Shortly after that Bible camp experience, I learned to sing, at a Billy Graham meeting in Madison Square Garden, what was then a new hymn (actually an old one imported from Sweden): “O Lord my God, when I in awesome wonder, consider all the worlds Thy hand has made . . .  then sings my soul . . . How great Thou art!”

This weekend there will be a large gathering in Washington to celebrate the achievements of the natural sciences. I am glad that they are meeting. We have been hearing some of that Bible camp type anti-science talk from some well-known public leaders in recent days. I can’t be at the Washington event,  but I will be there in spirit. And to express my solidarity with those folks, I will sing the hymn about “awesome wonder!”

© 2017 Religion News Service, used by permission.

About the Author

Richard J. Mouw is president emeritus and professor of faith and public life of Fuller Theological Seminary, Pasadena, Calif.

See comments (3)

Comments

I find it ironic nevertheless, that an educated scientist with a PhD would equate anti-evolutionism with anti-science.  To say that "We have been hearing some of that Bible camp type anti-science talk..." is not much different than reciting "silly" poems by the other side.  In other words, the accusation is nonsense, is bearing false witness, and has less credibility than the sarcasm of the silly song.   Many of those who are against evolution, are certainly not anti-science.  

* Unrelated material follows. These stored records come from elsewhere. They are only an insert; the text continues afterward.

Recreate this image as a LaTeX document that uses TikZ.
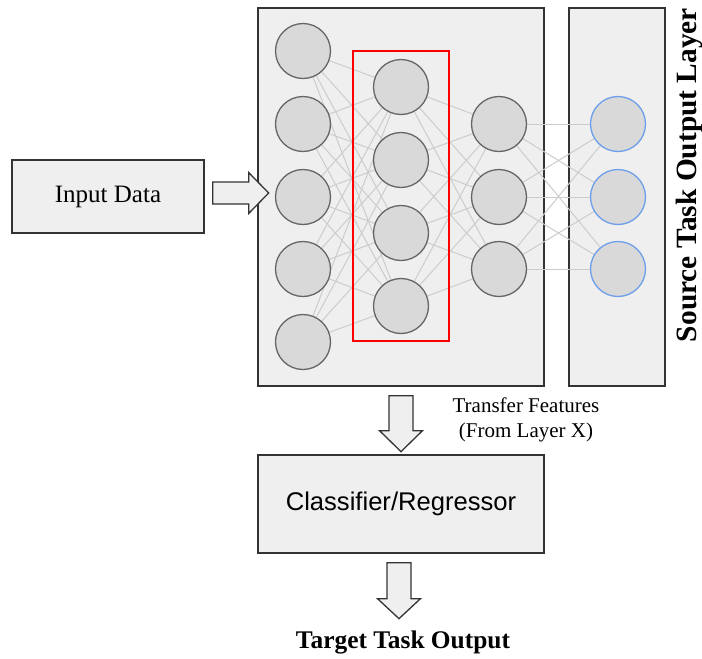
\documentclass[tikz,border=0pt]{standalone}
\usepackage{fontspec}
\setmainfont{Liberation Serif}
\newfontfamily\arialfont{Liberation Sans}
\usetikzlibrary{calc}

\definecolor{panel}{HTML}{EFEFEF}
\definecolor{nodefill}{HTML}{D9D9D9}
\definecolor{nodeline}{HTML}{666666}
\definecolor{edge}{HTML}{CCCCCC}
\definecolor{outline}{HTML}{333333}
\definecolor{outblue}{HTML}{6D9EEB}
\definecolor{featred}{HTML}{FF0000}

\begin{document}
\begin{tikzpicture}[x=1pt,y=-1pt,
  panelbox/.style={draw=outline, line width=1.3pt, fill=panel, rectangle, inner sep=0pt},
  neuron/.style={circle, draw=nodeline, line width=1.3pt, fill=nodefill, minimum size=55pt, inner sep=0pt},
  outneuron/.style={neuron, draw=outblue},
  link/.style={draw=edge, line width=1pt},
  blockarrow/.style={draw=outline, line width=1.3pt, fill=panel, line join=miter},
  label/.style={inner sep=0pt, text=black}
  ]
\useasboundingbox (0,0) rectangle (702,659);

% panels
\node[panelbox, minimum width=286pt, minimum height=378pt] (net) at (401,197) {};
\node[panelbox, minimum width=96pt, minimum height=378pt] (outpanel) at (617,197) {};
\node[panelbox, minimum width=192pt, minimum height=73pt, font=\fontsize{25}{29}\selectfont] (in) at (108,196.5) {Input Data};
\node[panelbox, minimum width=286pt, minimum height=98pt, font=\arialfont\fontsize{25.6}{29}\selectfont] (clf) at (401,504) {Classifier/Regressor};

% neuron positions
\foreach \y [count=\i] in {51,124,197,269,342} \coordinate (a\i) at (303,\y);
\foreach \y [count=\i] in {87,160,233,306} \coordinate (b\i) at (401,\y);
\foreach \y [count=\i] in {124,197,269} \coordinate (c\i) at (499,\y);
\foreach \y [count=\i] in {124,197,269} \coordinate (d\i) at (618,\y);

% dense connections
\foreach \i in {1,...,5} \foreach \j in {1,...,4} \draw[link] (a\i) -- (b\j);
\foreach \i in {1,...,4} \foreach \j in {1,...,3} \draw[link] (b\i) -- (c\j);
\foreach \i in {1,...,3} \foreach \j in {1,...,3} \draw[link] (c\i) -- (d\j);

% transferred feature layer
\draw[featred, line width=1.3pt] (353,51) rectangle (449,341);

% neurons
\foreach \i in {1,...,5} \node[neuron] (na\i) at (a\i) {};
\foreach \i in {1,...,4} \node[neuron] (nb\i) at (b\i) {};
\foreach \i in {1,...,3} \node[neuron] (nc\i) at (c\i) {};
\foreach \i in {1,...,3} \node[outneuron] (nd\i) at (d\i) {};

% block arrows
\coordinate (h0) at ($(in.east)+(8,-3.5)$);
\draw[blockarrow] (h0) ++(0,-11) -- ++(36,0) -- ++(0,-9.5) -- ++(20,20.5) -- ++(-20,20.5) -- ++(0,-9.5) -- ++(-36,0) -- cycle;
\coordinate (v1) at ($(net.south)+(0,9)$);
\draw[blockarrow] (v1) ++(-12,0) -- ++(0,35) -- ++(-9.5,0) -- ++(21.5,21) -- ++(21.5,-21) -- ++(-9.5,0) -- ++(0,-35) -- cycle;
\coordinate (v2) at ($(clf.south)+(-2,9)$);
\draw[blockarrow] (v2) ++(-12,0) -- ++(0,36) -- ++(-9.5,0) -- ++(21.5,20) -- ++(21.5,-20) -- ++(-9.5,0) -- ++(0,-36) -- cycle;

% labels
\node[label, align=center, font=\fontsize{21}{25}\selectfont] (xfer) at (526,420) {Transfer Features\\(From Layer X)};
\node[label, font=\bfseries\fontsize{25.4}{30}\selectfont] (target) at (403,642) {Target Task Output};
\node[label, rotate=90, font=\bfseries\fontsize{29.4}{34}\selectfont] (srcout) at (689,175) {Source Task Output Layer};
\end{tikzpicture}
\end{document}
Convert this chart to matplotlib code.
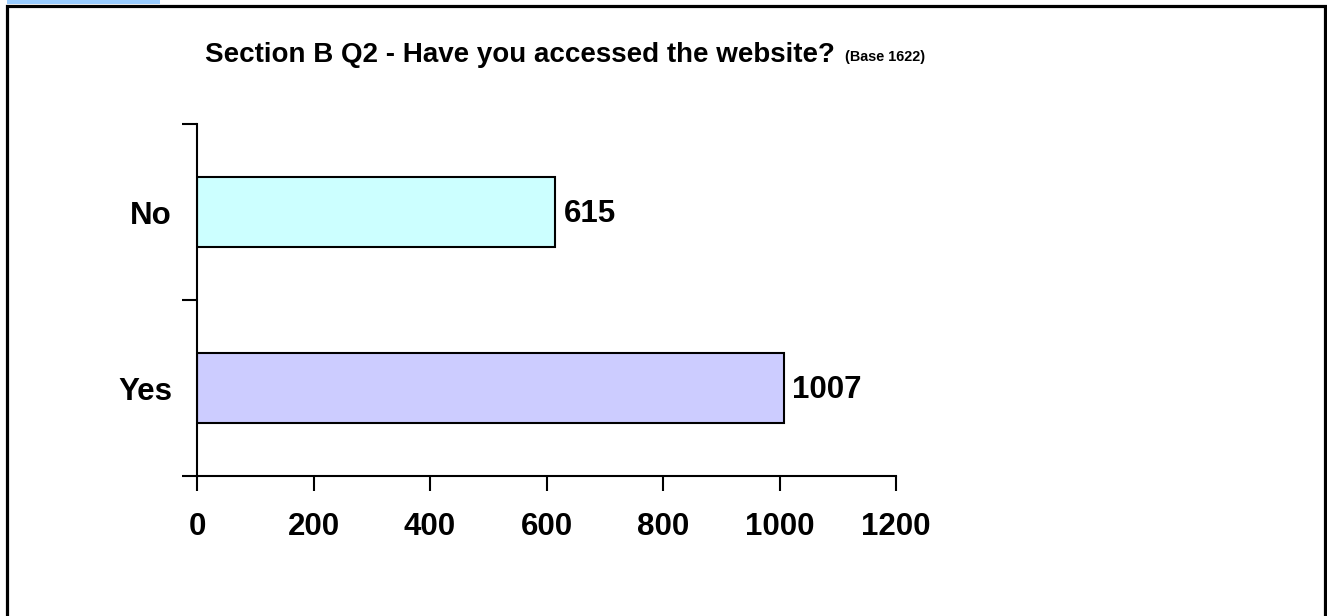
import matplotlib.pyplot as plt
from matplotlib.patches import Rectangle

categories = ["Yes", "No"]
counts = [1007, 615]
bar_colors = ["#CCCCFF", "#CCFFFF"]
xticks = [0, 200, 400, 600, 800, 1000, 1200]

plt.rcParams['font.family'] = ['Liberation Sans', 'DejaVu Sans']

W, H = 1327, 616
fig = plt.figure(figsize=(W / 100, H / 100), dpi=100)

# frame around the chart area and the small blue tab at top-left
fig.patches.append(Rectangle((7 / W, -0.1), 1318 / W, 1.1 - 5.5 / H, transform=fig.transFigure,
                             fill=False, edgecolor="black", linewidth=2.3))
fig.patches.append(Rectangle((7 / W, 1 - 3.5 / H), 153 / W, 3.5 / H, transform=fig.transFigure,
                             facecolor="#99CCFF", edgecolor="none"))

ax = fig.add_axes([197 / W, 1 - 476 / H, 699 / W, 352 / H])
y = range(len(categories))
ax.barh(y, counts, height=0.4, color=bar_colors, edgecolor="black", linewidth=1.5)
for yi, c in zip(y, counts):
    ax.text(c + 15, yi - 0.01, str(c), va="center", ha="left", fontsize=22.5, fontweight="bold")

ax.set_xlim(0, 1200)
ax.set_ylim(-0.5, 1.5)
ax.set_xticks(xticks)
ax.set_xticklabels([str(t) for t in xticks], fontsize=22.5, fontweight="bold")
ax.set_yticks([-0.5, 0.5, 1.5])
ax.set_yticklabels([])
ax.set_yticks([0, 1], minor=True)
ax.set_yticklabels(categories, minor=True, fontsize=22.5, fontweight="bold")
ax.tick_params(axis="y", which="minor", length=0, pad=18)
ax.tick_params(axis="y", which="major", length=11, width=1.5, direction="out")
ax.tick_params(axis="x", length=11, width=1.5, direction="out", pad=15)
ax.spines["top"].set_visible(False)
ax.spines["right"].set_visible(False)
ax.spines["left"].set_linewidth(1.5)
ax.spines["bottom"].set_linewidth(1.5)

fig.text(205 / W, 1 - 55 / H, "Section B Q2 - Have you accessed the website?", fontsize=20,
         fontweight="bold", va="center", ha="left")
fig.text(845 / W, 1 - 57 / H, "(Base 1622)", fontsize=10.4, fontweight="bold", va="center", ha="left")

fig.savefig("out.png", dpi=100)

It is actually the evolutionists who are anti-science.  They believe in evolution despite the evidence not because of the evidence.

 For example, the scientist Dr. Mary Schweitzer (who discovered soft tissue in dinosaur bones) remarked:

“I had one reviewer tell me that he didn’t care what the data said, he knew that what I was finding wasn’t possible … . I wrote back and said, ‘Well what data would convince you?’ And he said, ‘None.’” (Not exactly a scientific comment on the reviewer’s part.)

Obviously because the implication of finding soft tissue in dinosaur bones is that they not nearly as old as purported by the evolutionists but more likely merely thousands of years old, in sync. with the Biblical time line.

And, realizing that Richard Mouw is not a scientist at all perhaps explains his lack of understanding of the issue.  Let me put it this way, if someone was to deny 5% of scientific conclusions, but accept all the rest, would that make him anti-science?  If someone was to abstain from 5% of all food, but eat all the rest, would he be against eating?  

It is clear that conflating the issues of evolution and science, as if the only science that existed was evolution, is a good way to avoid actually looking at the evidence, and a good way to avoid the real issues.  Like many other adhominems, it is an unscientific approach to debate.